━━━ GIVEN INFORMATION

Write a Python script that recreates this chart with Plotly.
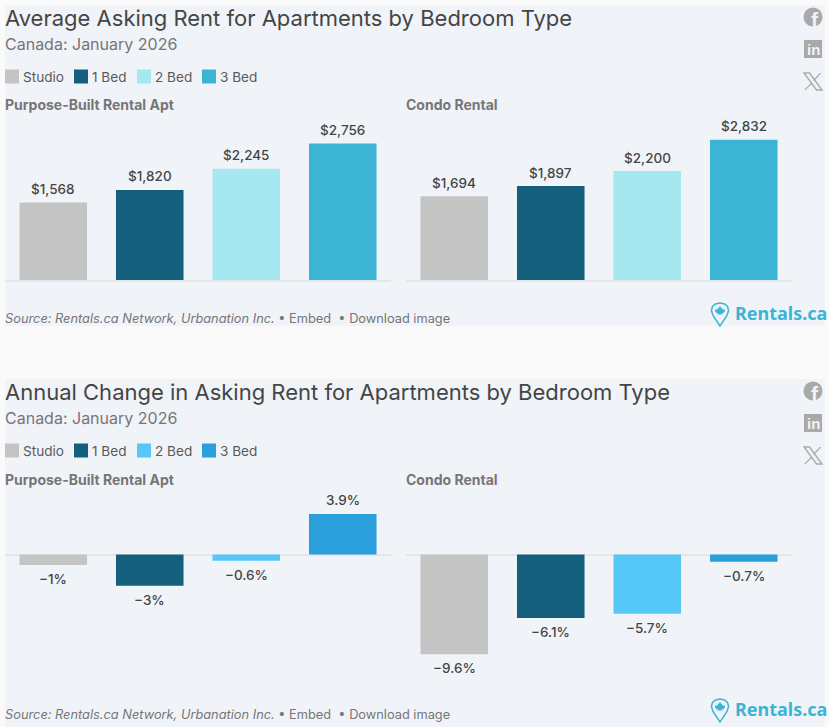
import plotly.graph_objects as go

W, H = 829, 727

categories = ["Studio", "1 Bed", "2 Bed", "3 Bed"]
rent_purpose = [1568, 1820, 2245, 2756]
rent_condo = [1694, 1897, 2200, 2832]
change_purpose = [-1, -3, -0.6, 3.9]
change_condo = [-9.6, -6.1, -5.7, -0.7]
colors_top = ["#c4c4c4", "#14607c", "#a5e8f0", "#3cb4d4"]
colors_bottom = ["#c4c4c4", "#14607c", "#55c8f8", "#2a9fdc"]

title_top = "Average Asking Rent for Apartments by Bedroom Type"
title_bottom = "Annual Change in Asking Rent for Apartments by Bedroom Type"
subtitle = "Canada: January 2026"
panel_names = ["Purpose-Built Rental Apt", "Condo Rental"]

FONT = "Inter"
DARK = "#454545"
GREY = "#777576"
PANEL = "#f0f4f9"
AXIS = "#e3e7ea"
ICON = "#a9a9a9"
LOGO = "#3cb4d4"


def fx(px):
    return px / W


def fy(py):
    return 1 - py / H


def money(v):
    return f"${v:,}"


def pct(v):
    return f"{v:g}%".replace("-", "\u2212")


def rev(*pairs):
    pts = [f"{fx(a):.5f},{fy(b):.5f}" for a, b in pairs]
    return "M" + "L".join(pts) + "Z"


fig = go.Figure()
shapes = []
annotations = []

# values, labels, colours, x pixel span, y pixel span, y range
panels = [
    (rent_purpose, [money(v) for v in rent_purpose], colors_top, (5, 391), (100, 280), (0, 180 / 0.0495)),
    (rent_condo, [money(v) for v in rent_condo], colors_top, (406, 792), (100, 280), (0, 180 / 0.0495)),
    (change_purpose, [pct(v) for v in change_purpose], colors_bottom, (5, 391), (500.5, 680.5), (-126 / 10.4, 54 / 10.4)),
    (change_condo, [pct(v) for v in change_condo], colors_bottom, (406, 792), (500.5, 680.5), (-126 / 10.4, 54 / 10.4)),
]

layout_axes = {}
for i, (vals, labels, cols, xs, ys, yr) in enumerate(panels, start=1):
    suffix = "" if i == 1 else str(i)
    fig.add_trace(go.Bar(
        x=categories, y=vals, customdata=labels, marker=dict(color=cols, line=dict(width=0)),
        width=0.7, cliponaxis=False,
        xaxis=f"x{suffix}", yaxis=f"y{suffix}", showlegend=False,
        hovertemplate="%{x}: %{customdata}<extra></extra>",
    ))
    for cat, v, t in zip(categories, vals, labels):
        annotations.append(dict(
            xref=f"x{suffix}", yref=f"y{suffix}", x=cat, y=v, text=t, showarrow=False,
            xanchor="center", yanchor="middle", yshift=13.5 if v >= 0 else -14, borderpad=0,
            font=dict(family=FONT, size=13.5, color=DARK, weight=500),
        ))
    bottom_row = i > 2
    layout_axes[f"xaxis{suffix}"] = dict(
        domain=[fx(xs[0]), fx(xs[1])], range=[-0.5, 3.5], type="category",
        anchor=f"y{suffix}", showgrid=False, showticklabels=False, ticks="",
        zeroline=False, showline=not bottom_row, linecolor=AXIS, linewidth=1.5,
    )
    layout_axes[f"yaxis{suffix}"] = dict(
        domain=[fy(ys[1]), fy(ys[0])], range=list(yr), anchor=f"x{suffix}",
        showgrid=False, showticklabels=False, ticks="", showline=False,
        zeroline=bottom_row, zerolinecolor=AXIS, zerolinewidth=1.5,
    )


def rect(x0, y0, x1, y1, color, layer="below"):
    shapes.append(dict(type="rect", xref="paper", yref="paper", x0=fx(x0), x1=fx(x1),
                       y0=fy(y1), y1=fy(y0), fillcolor=color, line=dict(width=0), layer=layer))


def label(x, y, text, size, color, anchor="left", family=FONT, **kw):
    annotations.append(dict(xref="paper", yref="paper", x=fx(x), y=fy(y), text=text,
                            xanchor=anchor, yanchor="middle", showarrow=False, borderpad=0,
                            font=dict(family=family, size=size, color=color, **kw)))


LEAF = [(0, -5.2), (1.2, -2.9), (2.3, -3.5), (1.9, -0.9), (3.3, -2.1), (3.7, -1.1), (5.2, -1.3),
        (4.6, 0.5), (5.2, 0.9), (2.2, 3.1), (2.5, 4), (0.3, 3.6), (0.3, 5.4), (-0.3, 5.4), (-0.3, 3.6),
        (-2.5, 4), (-2.2, 3.1), (-5.2, 0.9), (-4.6, 0.5), (-5.2, -1.3), (-3.7, -1.1), (-3.3, -2.1),
        (-1.9, -0.9), (-2.3, -3.5), (-1.2, -2.9)]


def header(top, title, legend_colors):
    label(4, top + 13, title, 22, DARK)
    label(4, top + 39, subtitle, 16, GREY)
    lx = [5, 74, 137, 202]
    tx = [22, 91, 154, 219]
    for j, cat in enumerate(categories):
        rect(lx[j], top + 64.5, lx[j] + 14, top + 78.5, legend_colors[j], "above")
        label(tx[j], top + 72, cat, 13.6, "#5a5a5a")
    label(4, top + 100, panel_names[0], 14, GREY, weight=700)
    label(405, top + 100, panel_names[1], 14, GREY, weight=700)
    # social icons
    cy = top + 12
    shapes.append(dict(type="circle", xref="paper", yref="paper", x0=fx(803.5), x1=fx(822.5),
                       y0=fy(cy + 9.5), y1=fy(cy - 9.5), fillcolor=ICON, line=dict(width=0)))
    label(814.5, cy + 2.5, "f", 21, PANEL, anchor="center", family="Liberation Sans", weight=700)
    rect(804, top + 35, 822, top + 53, ICON, "above")
    label(813, top + 44.5, "in", 15, PANEL, anchor="center", family="Liberation Sans", weight=700)
    # X icon
    ox, oy = 804, top + 68
    shapes.append(dict(type="path", xref="paper", yref="paper",
                       path=rev((ox, oy), (ox + 5.5, oy), (ox + 18, oy + 17), (ox + 12.5, oy + 17)),
                       fillcolor="rgba(0,0,0,0)", line=dict(color=ICON, width=1.4)))
    shapes.append(dict(type="path", xref="paper", yref="paper",
                       path=rev((ox + 16, oy), (ox + 17.5, oy), (ox + 10, oy + 8), (ox + 9, oy + 7)),
                       fillcolor=ICON, line=dict(width=0)))
    shapes.append(dict(type="path", xref="paper", yref="paper",
                       path=rev((ox + 7.5, oy + 9.5), (ox + 8.5, oy + 10.5), (ox + 1.5, oy + 17), (ox, oy + 17)),
                       fillcolor=ICON, line=dict(width=0)))


def footer(base):
    label(4, base, "<i>Source: Rentals.ca Network, Urbanation Inc.</i> \u2022 Embed \u00a0\u2022 Download image",
          12.8, GREY)
    px, py = 720, base - 5.5
    pin = [(px, py + 13.5), (px - 7, py + 3), (px - 8.6, py - 2), (px - 7.5, py - 6), (px - 4.5, py - 8.6),
           (px, py - 9.6), (px + 4.5, py - 8.6), (px + 7.5, py - 6), (px + 8.6, py - 2), (px + 7, py + 3)]
    shapes.append(dict(type="path", xref="paper", yref="paper", path=rev(*pin),
                       fillcolor="rgba(0,0,0,0)", line=dict(color=LOGO, width=1.5)))
    leaf = [(px + a, py - 1.8 + b * 0.95) for a, b in LEAF]
    shapes.append(dict(type="path", xref="paper", yref="paper", path=rev(*leaf),
                       fillcolor=LOGO, line=dict(width=0)))
    label(733.5, base - 5.5, "Rentals.ca", 18, LOGO, family="Noto Sans", weight=700)


rect(5, 5, 825, 326, PANEL)
rect(5, 379, 825, 727, PANEL)
header(5, title_top, colors_top)
header(379, title_bottom, colors_bottom)
footer(318)
footer(714)

fig.update_layout(
    width=W, height=H, margin=dict(l=0, r=0, t=0, b=0, pad=0), autosize=False,
    paper_bgcolor="#fafafa", plot_bgcolor="rgba(0,0,0,0)", shapes=shapes, annotations=annotations,
    font=dict(family=FONT), bargap=0.3, **layout_axes,
)

fig.write_html("out.html", config=dict(displayModeBar=False),
               post_script="document.body.style.margin='0';document.body.style.overflow='hidden';")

━━━━━━

_TASK DESCRIPTION_: Give again, exactly, the lines from the start of the data through the one holding "W, H = 829, 727"; omit the pictures.

_RESPONSE_:
Write a Python script that recreates this chart with Plotly.
import plotly.graph_objects as go

W, H = 829, 727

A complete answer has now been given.